Some people have as difficult a time mouthing the words “house church” in the same breath as “emergent” or “emerging” church, as the expressions of church life continue to change from those modernist views that seemed all but entrenched a few decades ago! Over the last decade ago, many in the wider body of Christ knew that the influence of Modernism and the Post-Enlightenment was waning, and what had been on the rise since the turn of the First World War as a new paradigm of knowledge and understanding, began to really impact secular culture, science, media, technology, business, education and the entertainment industry, and has become known as Postmodernism. The Church was entrenched in a Modernist mindset and some Evangelicals began to see the Church not only losing its influence within the culture, but clearly it was as if the Church was speaking a foreign language, and did not appear to be communicating with understanding with the many voices within the culture (Western culture). Some voices within Evangelicalism realized that they needed to engage with the changing landscape. What arose was the awakening of a growing movement within it, known as the Emerging Church or Emergent Church, willing to risk, and discover all kinds of means of communicating the unchanging Gospel of the Kingdom to a culture who could or would not understand it within the Modernist framework of knowledge and understanding.
Within the streams of the growing river of the Emerging Church, you will find a variety of streams, some of which include alternative worship, using whatever means to communicate Christ and the Gospel to the current culture. There are those who are the deconstructionists who believe there is a need to deconstruct our previous paradigms of knowledge rooted in the Enlightenment, and reconstruct a new paradigm that is more tolerant of diversity of views, and more understand of other people’s journeys and discoveries of truth, that is rooted in biblical humility rather than arrogance and certitude. There are those who are very missional in reaching out to this culture in ways and means that will attempt to communicate the unchanging Christ and Gospel within the framework narrative theology. Then, there are those that explore previous streams of renewal throughout Church history, such as the Waldenses, Monastics, Mystics, Celtic Christianity, and others, discovering principles that led to renewal and transformation, seeking to explore ways and means of utilizing these same principles in a Postmodern context.
The “house church stream” is just one of these many streams, that encompasses on one hand a leaving of the ways and means of being church known as the “institutional church”, and a more radical paradigm of not borrowing from the past history of the church, but seeking to go to the “blueprint”, the New Testament itself to discover the principles of “being” the church, and not only “doing” the work of the ministry. In this sense, the house church movement sees the changing cultural landscape , and sees that the church system (institutional church) even when revamped and renewed by the varieties within the Emerging Church falls far short of being radical enough to bring about the very transformation it cries for within this Postmodern culture.
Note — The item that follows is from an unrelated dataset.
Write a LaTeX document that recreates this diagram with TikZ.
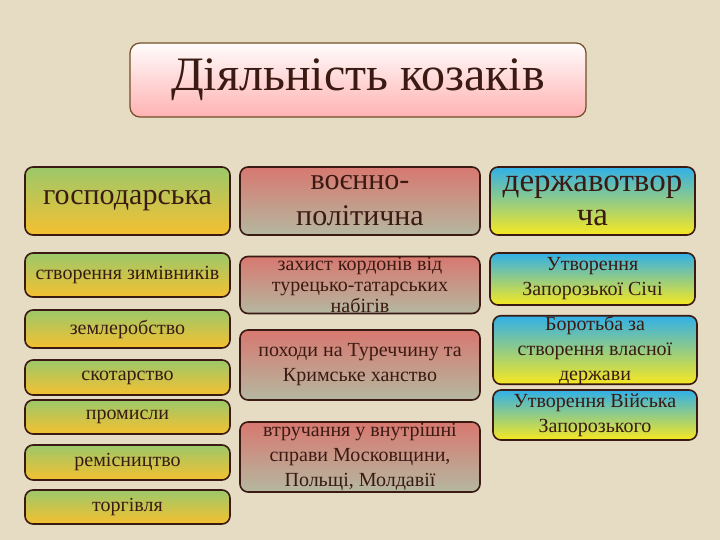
\documentclass[tikz,border=0pt]{standalone}
\usepackage{fontspec}
\setmainfont{Liberation Serif}
\definecolor{gT}{HTML}{9CC86A}\definecolor{gM}{HTML}{D8BCB4}\definecolor{gB}{HTML}{F5C030}
\definecolor{rT}{HTML}{D87870}\definecolor{rM}{HTML}{DCB8B0}\definecolor{rB}{HTML}{B4B8A0}
\definecolor{bT}{HTML}{30B0E8}\definecolor{bM}{HTML}{D8C0C8}\definecolor{bB}{HTML}{F8E820}
\definecolor{bg}{HTML}{E6DCC4}\definecolor{ink}{HTML}{3A1A12}
\begin{document}
\begin{tikzpicture}[x=1pt,y=-1pt,
 base/.style={draw=ink,line width=1.6pt,rounded corners=8pt,text=ink,align=center,inner sep=0pt},
 grn/.style={base,top color=gT,middle color=gM,bottom color=gB},
 red/.style={base,top color=rT,middle color=rM,bottom color=rB},
 blu/.style={base,top color=bT,middle color=bM,bottom color=bB},
 big/.style={font=\fontsize{30}{36}\selectfont},
 sm/.style={font=\fontsize{20}{25}\selectfont},
 ttl/.style={base,rounded corners=10pt,top color=white!95!pink,bottom color=pink!60!red!55,draw=brown!60!black,line width=1.2pt,font=\fontsize{48}{52}\selectfont}]
\fill[fill=bg] (0,0) rectangle (720,540);
\useasboundingbox (0,0) rectangle (720,540);
\node[ttl,minimum width=456,minimum height=74] (t) at (358,80) {Діяльність козаків};
% column 1
\node[grn,big,minimum width=205,minimum height=68] (g1) at (127.5,201) {господарська};
\node[grn,sm,minimum width=205,minimum height=44] (g2) at (127.5,275) {створення зимівників};
\node[grn,sm,minimum width=205,minimum height=38] (g3) at (127.5,329) {землеробство};
\node[grn,sm,minimum width=205,minimum height=35] (g4) at (127.5,377.5) {скотарство};
\node[grn,sm,minimum width=205,minimum height=34] (g5) at (127.5,417) {промисли};
\node[grn,sm,minimum width=205,minimum height=35] (g6) at (127.5,462.5) {ремісництво};
\node[grn,sm,minimum width=205,minimum height=34] (g7) at (127.5,507) {торгівля};
% column 2
\node[red,big,minimum width=240,minimum height=68] (r1) at (360,201) {воєнно-\\політична};
\node[red,minimum width=240,minimum height=57,font=\fontsize{20}{21}\selectfont] (r2) at (360,285) {захист кордонів від\\турецько-татарських\\набігів};
\node[red,sm,minimum width=240,minimum height=70] (r3) at (360,365) {походи на Туреччину та\\Кримське ханство};
\node[red,sm,minimum width=240,minimum height=70] (r4) at (360,457) {втручання у внутрішні\\справи Московщини,\\Польщі, Молдавії};
% column 3
\node[blu,minimum width=205,minimum height=68,font=\fontsize{33}{34}\selectfont] (b1) at (592.5,201) {державотвор\\ча};
\node[blu,sm,minimum width=205,minimum height=52] (b2) at (592.5,279) {Утворення\\Запорозької Січі};
\node[blu,sm,minimum width=204,minimum height=50] (b3) at (595,350) {Боротьба за\\створення власної\\держави};
\node[blu,sm,minimum width=204,minimum height=50] (b4) at (595,415) {Утворення Війська\\Запорозького};
\end{tikzpicture}
\end{document}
It is only in recovering authentic relational community and mission, without the institutional trappings, that the church will make a lasting impact.
Many join the house church movement because of its simplicity and its authenticity and desire to live out Christ the manner that one sees in the texts of the New Testament. The stream continues to swell with more and more who are leaving organize religion in order to pursue Christ and authentic relational missional community.